La rivolta degli artisti si esprime attraverso il linguaggi della scena, con chiari rimandi alla pittura, in una sequenza di quadri animati che si compongono e scompongono affrontando temi cruciali in forma allegorica, con i toni grotteschi della satira, smascherando l’ipocrisia e il perbenismo, le ingiustizie e gli abusi del potere, mostrando l’orrido volto della guerra e dello sfruttamento a fronte del triste banchetto dei “grandi” della terra, ironicamente trasfigurato in danse macabre.

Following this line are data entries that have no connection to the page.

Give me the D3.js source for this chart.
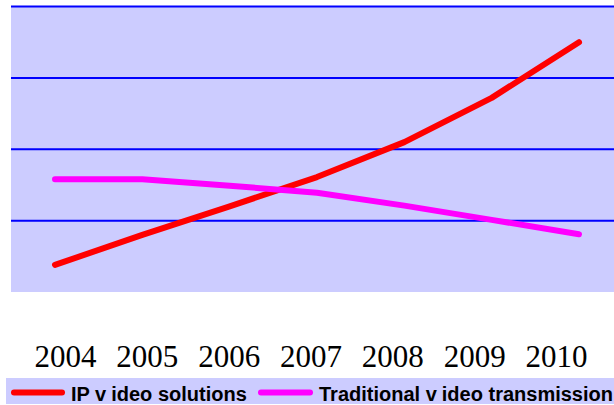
<!DOCTYPE html>
<html><head><meta charset="utf-8">
<script src="https://cdn.jsdelivr.net/npm/d3@7"></script>
<style>html,body{margin:0;padding:0;background:#fff;overflow:hidden}</style>
</head><body>
<svg id="c" width="614" height="405"></svg>
<script>
const years = ["2004","2005","2006","2007","2008","2009","2010"];
const ipVideo = [0.38, 0.80, 1.20, 1.61, 2.10, 2.72, 3.50];
const traditional = [1.58, 1.58, 1.49, 1.39, 1.21, 1.01, 0.81];
const yTicks = [1, 2, 3, 4];
const seriesNames = [["IP v", "ideo solutions"], ["Traditional v", "ideo transmission"]];
const seriesColors = ["#ff0000", "#ff00ff"];

const svg = d3.select("#c");
const plot = {left: 11, right: 614, top: 6.5, bottom: 292};

const x = d3.scalePoint().domain(years).range([55, 579]);
const xLabels = d3.scalePoint().domain(years).range([65, 556]);
const y = d3.scaleLinear().domain([0, 4]).range([plot.bottom, plot.top]);

svg.append("rect").attr("x", plot.left).attr("y", plot.top)
  .attr("width", plot.right - plot.left).attr("height", plot.bottom - plot.top)
  .attr("fill", "#ccccff");

svg.append("g").selectAll("line").data(yTicks).join("line")
  .attr("x1", plot.left).attr("x2", plot.right)
  .attr("y1", d => y(d)).attr("y2", d => y(d))
  .attr("stroke", "#0000ff").attr("stroke-width", 2);

const line = d3.line().x((d, i) => x(years[i])).y(d => y(d));
[ipVideo, traditional].forEach((s, k) => {
  svg.append("path").datum(s).attr("d", line)
    .attr("fill", "none").attr("stroke", seriesColors[k])
    .attr("stroke-width", 6).attr("stroke-linecap", "round").attr("stroke-linejoin", "round");
});

const xAxis = svg.append("g").attr("transform", "translate(0,367)")
  .call(d3.axisBottom(xLabels).tickSize(0).tickPadding(0));
xAxis.select(".domain").remove();
xAxis.selectAll("text").attr("dy", 0).attr("fill", "#000")
  .style("font-family", "'Liberation Serif', 'Times New Roman', serif").style("font-size", "31px");

// legend
svg.append("rect").attr("x", 6).attr("y", 378).attr("width", 610).attr("height", 26).attr("fill", "#ccccff");
const legX = [{l1: 11, l2: 65, t: 71}, {l1: 258, l2: 313, t: 319}];
seriesNames.forEach((n, k) => {
  svg.append("line").attr("x1", legX[k].l1 + 3).attr("x2", legX[k].l2 - 3)
    .attr("y1", 392.5).attr("y2", 392.5).attr("stroke", seriesColors[k])
    .attr("stroke-width", 6).attr("stroke-linecap", "round");
  const t = svg.append("text").attr("x", legX[k].t).attr("y", 400.5)
    .attr("fill", "#000").style("font-family", "'Liberation Sans', Arial, sans-serif")
    .style("font-weight", "bold").style("font-size", "20px");
  t.append("tspan").text(n[0]);
  t.append("tspan").attr("dx", 5).text(n[1]);
});
</script>
</body></html>
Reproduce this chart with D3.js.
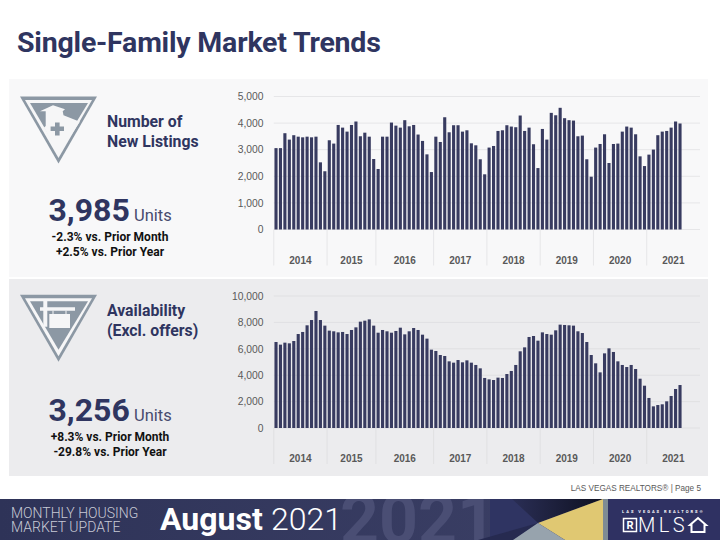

Uno spettacolo di forte impatto, e grande eleganza, che risolve attraverso la cifra espressionistica, nel duplice senso di una critica dei valori della borghesia, del materialismo e dei processi di mercificazione, e della rivelazione dei tormenti dello spirito in un’epoca travagliata e irta di contraddizioni. In un raffinato, e moderno kabaret, sfilano le icone del potere e della corruzione, tra musica e canzoni e numeri di clownerie, in un divertissement dall’umorismo decisamente “nero”, capace di far sorridere (delle nostre disgrazie presenti, passate e future) e pensare.
Nella finzione del teatro, si ottiene la più profonda verità, intuibile al di là delle apparenze; e come sottolinea Gianfranco Angei nelle note di regia: «A cavallo tra visibile ed invisibile, tra sogno e realtà, la nostra azione teatrale (da sempre impegnata a far coincidere arte e vita), così come il colore nell’Espressionismo, non vuole significare bensì esprimere, senza distinzione tra corpo e anima.»